Cuando a los familiares de V. se les informó de la inminente alta hospitalaria, y de que podían volver a casa, sus caras y sus palabras expresaron todos los temores que se les venían encima. La enfermedad de V. entraba en su recta definitiva, quedaba cuidarlo y acompañarlo hasta el final, que no se demoraría mucho tiempo. Lo que no entraba en sus previsiones era que eso pudiera suceder en su propio hogar. ¿Cómo iban a hacerlo? Necesitaría cuidados especializados, atención permanente, podían ocurrir muchas complicaciones, ellos no sabían, ellos no podrían, él iba a sufrir mucho y no habría un timbre que pulsar para que acudiera el personal de la planta.

Se les explicó que no iban a estar solos, que un equipo de cuidados paliativos velaría por V. y por ellos, que dispondrían de un teléfono de contacto permanente y que siempre quedaba la posibilidad de volver al hospital. No del todo convencidos, aceptaron, aunque arrancando a los profesionales el compromiso de que el fallecimiento no debía producirse en casa bajo ningún concepto, y que por tanto cuando intuyeran que se acercaba el momento ingresarían a V. de nuevo en el hospital.

Durante las semanas que V. fue atendido en su casa todo transcurrió en un progresivo clima de serenidad y confianza, se solventaron los problemas que aparecieron y se acercaron sin casi darse cuenta a aquel umbral que tanto temían.
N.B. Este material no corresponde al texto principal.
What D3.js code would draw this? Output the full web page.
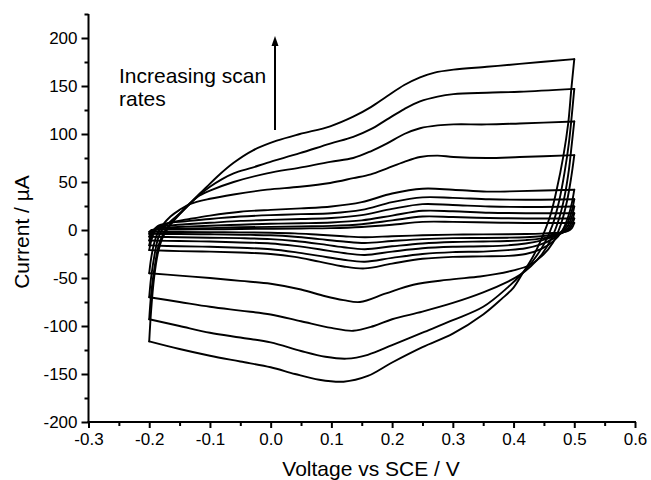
<!DOCTYPE html>
<html><head><meta charset="utf-8">
<script src="https://cdn.jsdelivr.net/npm/d3@7"></script>
<style>body{margin:0;background:#fff}svg{display:block}text{font-family:"Liberation Sans",Arial,sans-serif;fill:#000}</style>
</head><body>
<svg id="c" width="651" height="480"></svg>
<script>
// Tick values
const xTicks = [-0.3,-0.2,-0.1,0.0,0.1,0.2,0.3,0.4,0.5,0.6];
const xTickLabels = ["-0.3","-0.2","-0.1","0.0","0.1","0.2","0.3","0.4","0.5","0.6"];
const yTicks = [-200,-150,-100,-50,0,50,100,150,200];
const yTickLabels = ["-200","-150","-100","-50","0","50","100","150","200"];

// Cyclic voltammograms: [potential V, current µA], forward scan then reverse scan
const cv500 = [[-0.2,-116],[-0.197,-85],[-0.192,-50],[-0.186,-25],[-0.178,-8],[-0.168,3],[-0.155,13],[-0.138,24],[-0.12,36],[-0.105,45],[-0.089,55],[-0.061,70],[-0.029,83],[0.01,93],[0.048,100],[0.098,108],[0.136,118],[0.165,128],[0.191,139],[0.22,151],[0.246,159],[0.27,164],[0.301,167],[0.356,170],[0.41,173],[0.5,178],
  [0.495,146],[0.49,111],[0.482,77],[0.471,42],[0.46,14],[0.444,-12],[0.43,-30],[0.416,-44],[0.4,-60],[0.38,-72],[0.35,-88],[0.3,-108],[0.25,-122],[0.2,-138],[0.16,-152],[0.12,-158],[0.08,-156],[0.04,-150],[0,-143],[-0.05,-137],[-0.1,-131],[-0.15,-124],[-0.2,-116]];
const cv400 = [[-0.2,-93],[-0.197,-68],[-0.191,-38],[-0.184,-15],[-0.176,-3],[-0.165,7],[-0.15,17],[-0.138,25],[-0.12,35],[-0.1,45],[-0.08,53],[-0.061,59],[-0.03,65],[-0.006,70],[0.048,80],[0.098,90],[0.136,97],[0.165,105],[0.191,115],[0.22,126],[0.246,134],[0.275,139],[0.301,141.5],[0.356,143],[0.41,144],[0.5,147],
  [0.496,120],[0.491,90],[0.484,60],[0.475,30],[0.464,5],[0.45,-15],[0.432,-32],[0.416,-44],[0.39,-60],[0.35,-80],[0.3,-94],[0.25,-107],[0.2,-120],[0.16,-130],[0.125,-134],[0.09,-132],[0.05,-126],[0,-117],[-0.05,-112],[-0.1,-107],[-0.15,-100],[-0.2,-93]];
const cv300 = [[-0.2,-70],[-0.197,-50],[-0.191,-25],[-0.185,-8],[-0.178,1],[-0.165,9],[-0.15,17],[-0.135,26],[-0.122,34],[-0.1,41],[-0.061,50],[-0.006,59],[0.048,65],[0.098,71],[0.136,75],[0.165,82],[0.191,90],[0.22,100],[0.246,106],[0.275,109],[0.301,110],[0.356,110],[0.41,111],[0.5,113],
  [0.496,90],[0.491,62],[0.484,35],[0.475,12],[0.463,-8],[0.447,-25],[0.428,-38],[0.41,-47],[0.39,-54],[0.35,-65],[0.3,-76],[0.25,-85],[0.2,-93],[0.17,-100],[0.136,-105],[0.1,-102],[0.05,-95],[0,-88],[-0.05,-84],[-0.1,-80],[-0.15,-75],[-0.2,-70]];
const cv200 = [[-0.2,-45],[-0.197,-30],[-0.192,-14],[-0.186,-3],[-0.178,5],[-0.165,14],[-0.15,21],[-0.133,27],[-0.1,32.5],[-0.061,37],[-0.006,42],[0.048,45],[0.098,49],[0.136,54],[0.165,58],[0.191,64],[0.22,71],[0.246,76],[0.275,77.5],[0.301,76],[0.356,75],[0.41,76],[0.5,78],
  [0.495,55],[0.488,30],[0.478,6],[0.465,-13],[0.447,-27],[0.425,-37],[0.4,-42],[0.37,-46],[0.345,-48.5],[0.29,-52],[0.235,-57],[0.19,-66],[0.147,-75],[0.12,-73],[0.09,-69],[0.05,-62],[0,-56],[-0.05,-53],[-0.1,-50],[-0.15,-47.5],[-0.2,-45]];
const cv100 = [[-0.2,-21],[-0.197,-12],[-0.193,-4],[-0.188,1],[-0.178,5],[-0.16,8.5],[-0.138,11],[-0.1,15],[-0.05,19],[0,21],[0.05,22.5],[0.1,24.5],[0.15,29],[0.2,38],[0.25,43],[0.3,42],[0.356,40],[0.41,40.5],[0.5,42],
  [0.496,28],[0.49,14],[0.48,-1],[0.465,-12],[0.445,-20],[0.42,-25],[0.39,-27],[0.35,-27.5],[0.3,-28],[0.25,-30],[0.2,-35],[0.155,-40],[0.12,-38],[0.08,-33],[0.04,-28],[0,-25],[-0.05,-23.5],[-0.1,-22.5],[-0.15,-22],[-0.2,-21]];
const cvA = [[-0.2,-16],[-0.197,-8],[-0.193,-1],[-0.186,4],[-0.17,7],[-0.14,9],[-0.1,11.5],[-0.05,14],[0,15.5],[0.05,16.5],[0.1,17.5],[0.15,21],[0.2,29],[0.25,34],[0.3,33.5],[0.36,32],[0.42,31.5],[0.5,32],
  [0.496,20],[0.49,9],[0.48,-1],[0.465,-9],[0.445,-15],[0.42,-19],[0.39,-21],[0.35,-22.5],[0.3,-23],[0.25,-25],[0.2,-29],[0.155,-33],[0.12,-31],[0.08,-27],[0.04,-23],[0,-20],[-0.05,-18.5],[-0.1,-17.5],[-0.15,-17],[-0.2,-16]];
const cvB = [[-0.2,-11],[-0.197,-5],[-0.193,0],[-0.186,3],[-0.17,4.5],[-0.14,6],[-0.1,7.5],[-0.05,9.5],[0,10.5],[0.05,11.5],[0.1,12.5],[0.15,15.5],[0.2,22],[0.25,27],[0.3,26],[0.36,24.5],[0.42,24],[0.5,24.5],
  [0.496,14],[0.49,5],[0.48,-2],[0.465,-7],[0.445,-11],[0.42,-14],[0.39,-16],[0.35,-17],[0.3,-17.5],[0.25,-19],[0.2,-22.5],[0.155,-26],[0.12,-24],[0.08,-20],[0.04,-16.5],[0,-14],[-0.05,-13],[-0.1,-12],[-0.15,-11.5],[-0.2,-11]];
const cvC = [[-0.2,-7],[-0.197,-3],[-0.193,0],[-0.186,1.5],[-0.17,2.5],[-0.14,3.5],[-0.1,4.5],[-0.05,5.5],[0,6.5],[0.05,7],[0.1,7.8],[0.15,10],[0.2,15],[0.25,20],[0.3,19.5],[0.36,18],[0.42,17.5],[0.5,17.5],
  [0.496,9],[0.49,2],[0.48,-3],[0.465,-6.5],[0.445,-9],[0.42,-10.5],[0.39,-11.5],[0.35,-12],[0.3,-12.5],[0.25,-14],[0.2,-17],[0.155,-20],[0.12,-18],[0.08,-14.5],[0.04,-11.5],[0,-9.5],[-0.05,-8.5],[-0.1,-8],[-0.15,-7.5],[-0.2,-7]];
const cvD = [[-0.2,-4],[-0.196,-1],[-0.19,0.5],[-0.17,1],[-0.14,1.5],[-0.1,2],[-0.05,2.8],[0,3.3],[0.05,3.8],[0.1,4.3],[0.15,6],[0.2,10],[0.25,14],[0.3,13.5],[0.36,12.5],[0.42,12],[0.5,12],
  [0.496,5],[0.49,0],[0.48,-3],[0.465,-5],[0.445,-6.5],[0.42,-7.5],[0.39,-8],[0.35,-8.3],[0.3,-8.5],[0.25,-9.5],[0.2,-11.5],[0.155,-13.5],[0.12,-12],[0.08,-9.5],[0.04,-7],[0,-5.5],[-0.05,-5],[-0.1,-4.5],[-0.15,-4.2],[-0.2,-4]];
const cvE = [[-0.2,-2],[-0.196,0],[-0.19,0.3],[-0.15,0.5],[-0.1,0.7],[-0.05,1],[0,1.3],[0.05,1.6],[0.1,2],[0.15,3.2],[0.2,5.5],[0.25,8.5],[0.3,8.5],[0.36,7.8],[0.42,7.3],[0.5,7.3],
  [0.496,2],[0.49,-1],[0.48,-2.5],[0.465,-3.2],[0.445,-3.8],[0.42,-4.2],[0.39,-4.5],[0.35,-4.6],[0.3,-4.8],[0.25,-5.5],[0.2,-6.5],[0.155,-7.5],[0.12,-6.5],[0.08,-5],[0.04,-3.5],[0,-2.8],[-0.05,-2.5],[-0.1,-2.3],[-0.15,-2.1],[-0.2,-2]];
const curves = [cvE, cvD, cvC, cvB, cvA, cv100, cv200, cv300, cv400, cv500];

const annotation = ["Increasing scan", "rates"];

const svg = d3.select("#c");
const x = d3.scaleLinear().domain([-0.3, 0.6]).range([88.5, 635]);
const y = d3.scaleLinear().domain([-200, 225]).range([422, 14]);

// split each loop at the vertex potential (0.5 V) so the turning corner stays sharp
const segments = [];
curves.forEach(c => {
  const k = c.findIndex(p => p[0] === 0.5);
  segments.push(c.slice(0, k + 1), c.slice(k));
});
const line = d3.line().x(d => x(d[0])).y(d => y(d[1])).curve(d3.curveCatmullRom.alpha(0.5));
svg.append("g").selectAll("path").data(segments).join("path")
  .attr("d", line).attr("fill", "none").attr("stroke", "#000").attr("stroke-width", 1.9)
  .attr("stroke-linejoin", "round").attr("stroke-linecap", "round");

// Axes
const xAxis = svg.append("g").attr("transform", `translate(0,${y(-200)})`)
  .call(d3.axisBottom(x).tickValues(xTicks).tickFormat((d,i) => xTickLabels[i]).tickSize(6).tickPadding(5));
const xMinor = svg.append("g").attr("transform", `translate(0,${y(-200)})`)
  .call(d3.axisBottom(x).tickValues(xTicks.slice(0,-1).map(v => v + 0.05)).tickFormat("").tickSize(4));
const yAxis = svg.append("g").attr("transform", `translate(${x(-0.3)},0)`)
  .call(d3.axisLeft(y).tickValues(yTicks).tickFormat((d,i) => yTickLabels[i]).tickSize(7).tickPadding(4));
const yMinor = svg.append("g").attr("transform", `translate(${x(-0.3)},0)`)
  .call(d3.axisLeft(y).tickValues(yTicks.map(v => v + 25)).tickFormat("").tickSize(4));
[xAxis, xMinor, yAxis, yMinor].forEach(g => {
  g.select(".domain").attr("stroke", "#000").attr("stroke-width", 2);
  g.selectAll(".tick line").attr("stroke", "#000").attr("stroke-width", 2);
  g.selectAll("text").style("font-size", "17px").style("font-family", '"Liberation Sans",Arial,sans-serif');
});
xMinor.select(".domain").remove(); yMinor.select(".domain").remove();
xAxis.select(".domain").attr("d", `M${x(-0.3)-1},0H${x(0.6)+1}`);
yAxis.select(".domain").attr("d", `M0,${y(-200)+1}V${y(225)}`);

// Axis titles
svg.append("text").attr("x", 371).attr("y", 476).attr("text-anchor", "middle")
  .style("font-size", "21px").text("Voltage vs SCE / V");
svg.append("text").attr("transform", `translate(29,232) rotate(-90)`).attr("text-anchor", "middle")
  .style("font-size", "21px").text("Current / µA");

// Annotation
svg.append("text").attr("x", 119).attr("y", 83).style("font-size", "21px").text(annotation[0]);
svg.append("text").attr("x", 119).attr("y", 106).style("font-size", "21px").text(annotation[1]);
svg.append("line").attr("x1", 275).attr("x2", 275).attr("y1", 130).attr("y2", 44)
  .attr("stroke", "#000").attr("stroke-width", 2);
svg.append("path").attr("d", "M275,36 L271.5,46 L278.5,46 Z").attr("fill", "#000");
</script>
</body></html>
Y llegada la hora de tomar una decisión, y pensando ya de forma más liberada en lo que V. hubiera deseado, accedieron a quedarse en casa, donde V. murió, en su cama, acompañado de los suyos, y con los síntomas bien controlados por los profesionales que le atendían.

Poco después, los mismos familiares que tanto se habían resistido a vivir el final de la vida de V. en casa reconocían que nunca hubieran imaginado que eso fuera posible, y que se sentían agradecidos y satisfechos por haberlo podido hacer.